回路図の作成は、新しいシートを開いて、部品シンボルを配置する事から始めます。そして、そのシンボルを動かしたりワイヤーで接続したりしながら回路図を完成させます。今回はこの部品配置の段階で使う機能を中心に、順を追って利用方法をおさらいします。
既成の部品を利用して部品作成の手間を省く事により、素早く回路図を描き上げる事ができます。これには、その要となる社内のライブラリ環境の充実が重要ですが、現実には他のソースを利用しなくてはならない事も多いと思います。そこで、Altium Designerでは、ファイルベースとクラウドベースの、2種類の方法でライブラリが提供されています。ファイルベースのライブラリには「Components」パネル、クラウドベースのライブラリには「Manufacturer Part Search」パネルを使ってアクセスする事ができます。
なお、この2種類のライブラリの利用方法については、ブログ記事「部品ライブラリとその活用法」をご覧ください。また、Altium DesignerではBXL形式で提供されているライブラリを利用する事ができます。この利用方法についてはブログ記事、「BXL形式のライブラリを利用する」をご覧ください。
ファイルベースのライブラリでは使用する部品を事前に登録しておかなくてはなりません。この登録はいつでもできますが、使用する予定の部品の全てを事前に登録しておき、回路図を描き始めた後はその作業に集中できるようにしておいた方が良いでしょう。
登録の際には回路図のシンボルだけでなく、フットプリントやシミュレーションモデル等の有無やその内容を確認し、目的に合ったものを選ばなくてはなりません。
使用するライブラリの登録はComponents パネルのメニューから、「利用できるファイルベースのライブラリ」画面を開いて行います。

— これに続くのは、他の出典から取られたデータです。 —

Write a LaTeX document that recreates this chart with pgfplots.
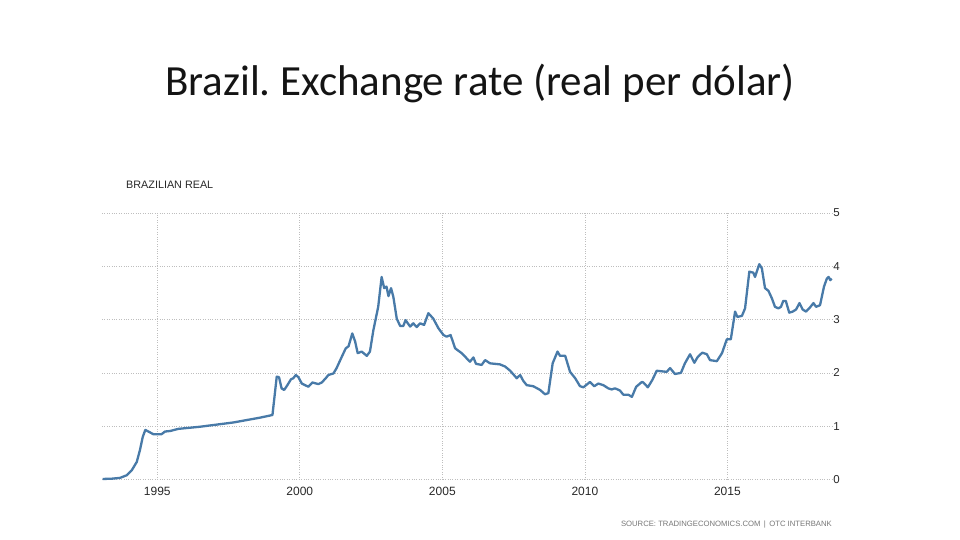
\documentclass[border=0pt]{standalone}
\usepackage{pgfplots}
\pgfplotsset{compat=1.18}
\usepackage{fontspec}
\setmainfont{Liberation Sans}
\newfontfamily\titlefont{Carlito}
\definecolor{lineblue}{RGB}{72,122,168}
\definecolor{gridgray}{RGB}{190,190,190}
\definecolor{labgray}{RGB}{40,40,40}
\definecolor{srcgray}{RGB}{120,120,120}
\frenchspacing
\begin{document}
\begin{tikzpicture}
\useasboundingbox (0pt,0pt) rectangle (960pt,540pt);
\fill[white] (0pt,0pt) rectangle (960pt,540pt);
\node[anchor=base, inner sep=0pt, text={rgb,255:red,20;green,20;blue,20}] at (480pt,444pt) {\titlefont\fontsize{43}{50}\selectfont Brazil. Exchange rate (real per dólar)};
\node[anchor=base west, inner sep=0pt, text=labgray] at (126pt,351pt) {\fontsize{10.8}{12}\selectfont BRAZILIAN REAL};
\node[anchor=base east, inner sep=0pt, text=srcgray] at (832pt,13pt) {\fontsize{7.7}{9}\selectfont SOURCE: TRADINGECONOMICS.COM \,|\, OTC INTERBANK};
\begin{axis}[
  at={(102pt,60.5pt)}, anchor=south west,
  scale only axis, width=729.7pt, height=266.5pt,
  xmin=1993.06, xmax=2018.66, ymin=0, ymax=5,
  axis line style={draw=none},
  major tick length=0pt,
  xtick={1995,2000,2005,2010,2015},
  ytick={0,1,2,3,4,5},
  grid=major,
  grid style={dotted, gridgray, line width=0.7pt},
  yticklabel pos=right,
  /pgf/number format/assume math mode=true,
  x tick label style={/pgf/number format/1000 sep={}, font=\fontsize{12}{13}\selectfont, text=labgray, anchor=north, inner sep=0pt, yshift=-7pt},
  y tick label style={font=\fontsize{11.5}{12}\selectfont, text=labgray, anchor=west, inner sep=0pt, xshift=1.5pt},
  clip=false,
]
\addplot[lineblue, line width=2.3pt, line join=round] coordinates {
(1993.08,0.01) (1993.40,0.015) (1993.69,0.03) (1993.93,0.08) (1994.10,0.17) (1994.28,0.33)
(1994.39,0.55) (1994.49,0.80) (1994.58,0.93) (1994.74,0.885) (1994.86,0.85) (1995.15,0.85)
(1995.27,0.90) (1995.45,0.91) (1995.74,0.95) (1996.50,0.99) (1997.67,1.07) (1998.60,1.16)
(1999.04,1.21) (1999.19,1.93) (1999.27,1.92) (1999.36,1.71) (1999.45,1.68) (1999.54,1.75)
(1999.69,1.88) (1999.77,1.90) (1999.86,1.96) (1999.95,1.92) (2000.07,1.80) (2000.30,1.74)
(2000.44,1.82) (2000.65,1.79) (2000.77,1.82) (2000.91,1.90) (2001.00,1.96) (2001.18,1.99)
(2001.29,2.09) (2001.47,2.30) (2001.61,2.46) (2001.71,2.50) (2001.84,2.74) (2001.94,2.59)
(2002.03,2.37) (2002.17,2.40) (2002.35,2.32) (2002.46,2.40) (2002.58,2.80) (2002.75,3.24)
(2002.87,3.80) (2002.96,3.59) (2003.04,3.62) (2003.11,3.44) (2003.20,3.59) (2003.28,3.43)
(2003.40,3.02) (2003.52,2.88) (2003.63,2.88) (2003.71,2.99) (2003.87,2.87) (2003.98,2.93)
(2004.10,2.86) (2004.22,2.93) (2004.36,2.90) (2004.51,3.12) (2004.68,3.02) (2004.86,2.84)
(2005.04,2.71) (2005.15,2.68) (2005.29,2.71) (2005.45,2.46) (2005.68,2.37) (2005.86,2.27)
(2005.97,2.21) (2006.09,2.29) (2006.18,2.17) (2006.38,2.15) (2006.50,2.24) (2006.67,2.18)
(2007.02,2.16) (2007.20,2.12) (2007.38,2.04) (2007.61,1.90) (2007.73,1.96) (2007.84,1.85)
(2007.96,1.77) (2008.19,1.75) (2008.43,1.68) (2008.60,1.60) (2008.72,1.62) (2008.87,2.18)
(2009.04,2.40) (2009.13,2.32) (2009.31,2.32) (2009.48,2.02) (2009.66,1.90) (2009.83,1.75)
(2009.95,1.73) (2010.18,1.83) (2010.33,1.75) (2010.47,1.80) (2010.65,1.77) (2010.82,1.71)
(2010.94,1.69) (2011.06,1.71) (2011.23,1.67) (2011.35,1.59) (2011.53,1.59) (2011.65,1.55)
(2011.80,1.74) (2012.00,1.83) (2012.05,1.82) (2012.21,1.73) (2012.37,1.87) (2012.52,2.04)
(2012.87,2.02) (2012.99,2.09) (2013.16,1.98) (2013.37,2.00) (2013.51,2.18) (2013.69,2.35)
(2013.84,2.19) (2013.96,2.30) (2014.12,2.38) (2014.28,2.35) (2014.39,2.24) (2014.63,2.22)
(2014.81,2.37) (2014.98,2.63) (2015.12,2.63) (2015.27,3.15) (2015.35,3.05) (2015.51,3.07)
(2015.62,3.21) (2015.77,3.90) (2015.91,3.88) (2015.97,3.80) (2016.12,4.04) (2016.21,3.96)
(2016.32,3.59) (2016.44,3.54) (2016.56,3.40) (2016.67,3.24) (2016.79,3.21) (2016.88,3.24)
(2016.96,3.35) (2017.05,3.35) (2017.17,3.13) (2017.29,3.15) (2017.41,3.19) (2017.53,3.31)
(2017.64,3.19) (2017.76,3.15) (2017.90,3.23) (2018.02,3.31) (2018.11,3.24) (2018.25,3.27)
(2018.39,3.62) (2018.49,3.77) (2018.55,3.80) (2018.61,3.74) (2018.66,3.77)
};
\end{axis}
\end{tikzpicture}
\end{document}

なお、Components パネルは、[配置]メニューの[パーツ]コマンドの実行、または回路図編集画面の右下にある、[Panels]メニューから[Components]を選ぶ事によって表示されます。
シートへの部品の配置は、Componentsパネルに表示されたリストから部品を選ぶ事によって行います。パネルには、登録されたライブラリファイルごとに、その中にある部品がリストアップされ、この中から目的のものを選んで配置します。
もし目的の部品が見つからない場合には、「ファイルベースのライブラリ検索」画面で他のライブラリを検索する事ができます。検索で見つかった部品は、Componentsパネルに一覧表示されます。
「ファイルベースのライブラリ検索」は、部品を探し出す事以外に、利用できる部品を全て一括してパネル上に表示するという用途にも利用できます。これは、一つの部品が一つのライブラリで提供されている場合など、部品数の少ないライブラリを数多く利用するような場合に役立ちます。
パネルに表示された部品のリストから目的のものを選んでダブルクリックする事によって、部品がマウスのカーソルに呼び出されます。そしてそれをシート上に移動して、左クリックする事によって部品がシートに配置されます。
Componentsパネルには検索窓が用意されており、表示されているリストを絞り込込んで、部品を選びやすくする事ができます。さらに回路図編集時に使う、[類似オブジェクトの検索]と同様の機能を持つ、[Find Similar Components]を使って、より精密な絞り込みを行う事ができます。
部品を呼び出した後、それを移動したり回転させたりしながら並べます。これには、マウスのドラッグとショートカットキーを使います。
マウスによる移動中には、[Space]バーによる回転、[X]キーと[Y]キーによる反転(ミラー)などのショートカットを多用します。この時、[F1]キーを押すと、利用できるショートカットキーの一覧が表示されます。
また、部品の端子からワイヤーが引き出されている場合には、部品の移動中にもワイヤーとの接続が保たれます。もし、ワイヤーを切り離して部品だけを移動したい場合には、[Ctrl]キーを押しながら部品を掴んでドラッグします。
また、「整列」機能によって部品を並べ替える事ができます。
さらに、「スマートペースト」のペーストアレイ機能を使い、複数の部品を一括ペーストして、縦一列、横一列、または斜めに連続配置する事ができます。この時、デジグネータの番号を自動的にインクリメントする事もできます。
回路図の作成時には創造的な仕事だけでなく、部品を探したり配置を整えたりするための単純作業にも時間を取られますが、ここで紹介したような機能を使いこなして作業を効率化する事により、創造的な仕事により多くの時間を割く事ができるようになります。